[Charts and diagrams as code]
--- BEGIN ---
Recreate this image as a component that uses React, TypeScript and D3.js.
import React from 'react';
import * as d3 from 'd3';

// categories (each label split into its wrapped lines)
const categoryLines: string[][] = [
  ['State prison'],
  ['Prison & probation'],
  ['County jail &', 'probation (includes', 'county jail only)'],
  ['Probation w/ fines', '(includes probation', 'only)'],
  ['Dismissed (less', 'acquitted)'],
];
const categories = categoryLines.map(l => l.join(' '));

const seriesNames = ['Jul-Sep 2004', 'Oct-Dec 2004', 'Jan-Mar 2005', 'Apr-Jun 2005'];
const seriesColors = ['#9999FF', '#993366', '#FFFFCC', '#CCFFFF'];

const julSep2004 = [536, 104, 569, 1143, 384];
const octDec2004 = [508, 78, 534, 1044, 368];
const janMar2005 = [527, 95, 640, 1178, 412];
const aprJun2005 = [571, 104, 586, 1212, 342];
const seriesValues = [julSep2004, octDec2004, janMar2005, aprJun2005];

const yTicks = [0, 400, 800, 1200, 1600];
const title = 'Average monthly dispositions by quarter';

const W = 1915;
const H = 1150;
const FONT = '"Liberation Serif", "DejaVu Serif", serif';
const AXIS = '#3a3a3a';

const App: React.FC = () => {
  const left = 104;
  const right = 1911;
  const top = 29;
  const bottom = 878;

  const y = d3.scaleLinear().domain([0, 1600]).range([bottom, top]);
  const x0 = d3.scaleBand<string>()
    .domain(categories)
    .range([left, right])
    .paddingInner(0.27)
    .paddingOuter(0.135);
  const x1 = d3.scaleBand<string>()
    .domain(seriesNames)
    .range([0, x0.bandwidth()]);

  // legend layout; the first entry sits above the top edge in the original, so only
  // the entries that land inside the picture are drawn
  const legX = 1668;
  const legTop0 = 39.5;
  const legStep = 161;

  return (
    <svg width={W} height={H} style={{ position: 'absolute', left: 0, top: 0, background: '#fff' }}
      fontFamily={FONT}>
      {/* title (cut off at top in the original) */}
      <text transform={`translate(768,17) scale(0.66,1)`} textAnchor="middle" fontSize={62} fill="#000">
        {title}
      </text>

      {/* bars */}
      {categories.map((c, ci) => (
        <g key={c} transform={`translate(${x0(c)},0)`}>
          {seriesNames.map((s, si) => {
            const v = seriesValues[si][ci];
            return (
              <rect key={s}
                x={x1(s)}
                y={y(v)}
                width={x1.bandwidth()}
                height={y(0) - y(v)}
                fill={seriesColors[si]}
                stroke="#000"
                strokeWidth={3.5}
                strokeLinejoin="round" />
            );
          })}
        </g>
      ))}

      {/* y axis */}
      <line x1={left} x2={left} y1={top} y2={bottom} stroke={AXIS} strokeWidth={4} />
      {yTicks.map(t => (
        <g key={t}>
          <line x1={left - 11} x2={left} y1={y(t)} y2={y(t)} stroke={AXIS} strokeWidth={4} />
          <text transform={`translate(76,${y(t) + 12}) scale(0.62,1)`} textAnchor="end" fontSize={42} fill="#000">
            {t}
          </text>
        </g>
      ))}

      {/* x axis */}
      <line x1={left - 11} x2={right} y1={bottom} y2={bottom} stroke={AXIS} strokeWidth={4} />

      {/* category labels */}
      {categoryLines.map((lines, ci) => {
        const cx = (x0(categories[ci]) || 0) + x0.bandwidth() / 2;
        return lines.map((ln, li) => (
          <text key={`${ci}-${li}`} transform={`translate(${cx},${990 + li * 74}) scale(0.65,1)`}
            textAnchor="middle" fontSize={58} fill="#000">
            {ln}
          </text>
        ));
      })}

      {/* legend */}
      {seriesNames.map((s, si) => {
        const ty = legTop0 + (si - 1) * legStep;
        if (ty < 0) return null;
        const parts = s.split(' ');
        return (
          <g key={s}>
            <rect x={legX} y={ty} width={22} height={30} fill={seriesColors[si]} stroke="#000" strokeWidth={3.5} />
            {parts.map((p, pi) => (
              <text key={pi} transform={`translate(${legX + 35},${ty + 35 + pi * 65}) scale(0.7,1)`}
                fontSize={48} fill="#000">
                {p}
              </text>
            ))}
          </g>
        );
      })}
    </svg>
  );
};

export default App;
--- END ---
--- BEGIN ---
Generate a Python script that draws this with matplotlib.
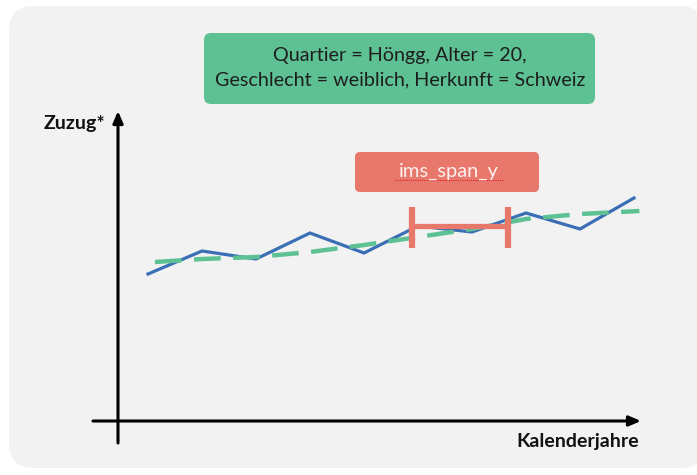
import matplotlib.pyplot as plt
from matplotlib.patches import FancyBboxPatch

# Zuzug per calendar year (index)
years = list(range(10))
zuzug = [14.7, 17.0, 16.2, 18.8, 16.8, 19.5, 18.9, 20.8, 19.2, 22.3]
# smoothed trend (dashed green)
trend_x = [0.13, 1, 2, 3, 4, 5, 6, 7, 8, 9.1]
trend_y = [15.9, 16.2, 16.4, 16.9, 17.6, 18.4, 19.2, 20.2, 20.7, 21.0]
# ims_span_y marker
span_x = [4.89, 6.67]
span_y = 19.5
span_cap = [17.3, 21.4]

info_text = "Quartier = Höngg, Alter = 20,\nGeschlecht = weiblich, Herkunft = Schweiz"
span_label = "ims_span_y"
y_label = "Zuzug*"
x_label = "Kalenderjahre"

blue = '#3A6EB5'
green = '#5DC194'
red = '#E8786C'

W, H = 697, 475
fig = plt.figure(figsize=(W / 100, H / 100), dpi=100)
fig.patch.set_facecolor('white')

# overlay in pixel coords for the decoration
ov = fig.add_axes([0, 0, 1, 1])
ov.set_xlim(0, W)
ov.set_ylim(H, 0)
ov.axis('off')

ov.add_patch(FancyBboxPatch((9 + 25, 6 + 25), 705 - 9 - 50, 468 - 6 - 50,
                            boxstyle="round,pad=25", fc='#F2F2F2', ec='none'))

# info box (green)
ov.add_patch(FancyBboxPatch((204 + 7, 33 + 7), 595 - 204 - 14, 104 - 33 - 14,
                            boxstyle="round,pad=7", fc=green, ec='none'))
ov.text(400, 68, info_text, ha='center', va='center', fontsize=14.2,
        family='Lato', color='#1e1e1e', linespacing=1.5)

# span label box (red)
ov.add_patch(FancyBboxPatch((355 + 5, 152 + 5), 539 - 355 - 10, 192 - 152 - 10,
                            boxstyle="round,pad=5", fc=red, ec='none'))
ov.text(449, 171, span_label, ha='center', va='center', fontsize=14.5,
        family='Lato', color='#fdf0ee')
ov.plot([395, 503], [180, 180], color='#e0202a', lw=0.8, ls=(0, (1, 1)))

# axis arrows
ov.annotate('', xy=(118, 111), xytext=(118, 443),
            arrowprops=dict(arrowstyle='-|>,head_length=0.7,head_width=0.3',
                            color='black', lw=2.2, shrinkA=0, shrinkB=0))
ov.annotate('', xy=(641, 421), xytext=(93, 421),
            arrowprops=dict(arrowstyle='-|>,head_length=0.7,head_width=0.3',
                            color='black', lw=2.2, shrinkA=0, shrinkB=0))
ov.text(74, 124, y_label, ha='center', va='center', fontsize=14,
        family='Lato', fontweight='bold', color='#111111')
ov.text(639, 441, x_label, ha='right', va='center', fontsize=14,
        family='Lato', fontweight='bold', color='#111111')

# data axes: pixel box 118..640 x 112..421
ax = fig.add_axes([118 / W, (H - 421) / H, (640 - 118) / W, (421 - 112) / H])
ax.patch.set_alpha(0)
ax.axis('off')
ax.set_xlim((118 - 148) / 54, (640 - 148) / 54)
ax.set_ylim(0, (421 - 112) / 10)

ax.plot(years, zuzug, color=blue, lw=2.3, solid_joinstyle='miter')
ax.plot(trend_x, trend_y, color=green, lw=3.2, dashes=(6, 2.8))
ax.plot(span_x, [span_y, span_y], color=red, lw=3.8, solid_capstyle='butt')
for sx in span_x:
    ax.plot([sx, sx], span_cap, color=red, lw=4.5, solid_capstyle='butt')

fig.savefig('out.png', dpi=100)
--- END ---
Copy out exactly the material that runs from the line with "Generate a Python" to the line with "from matplotlib.patches import FancyBboxPatch", ends included, and leave the pictures behind.

Generate a Python script that draws this with matplotlib.
import matplotlib.pyplot as plt
from matplotlib.patches import FancyBboxPatch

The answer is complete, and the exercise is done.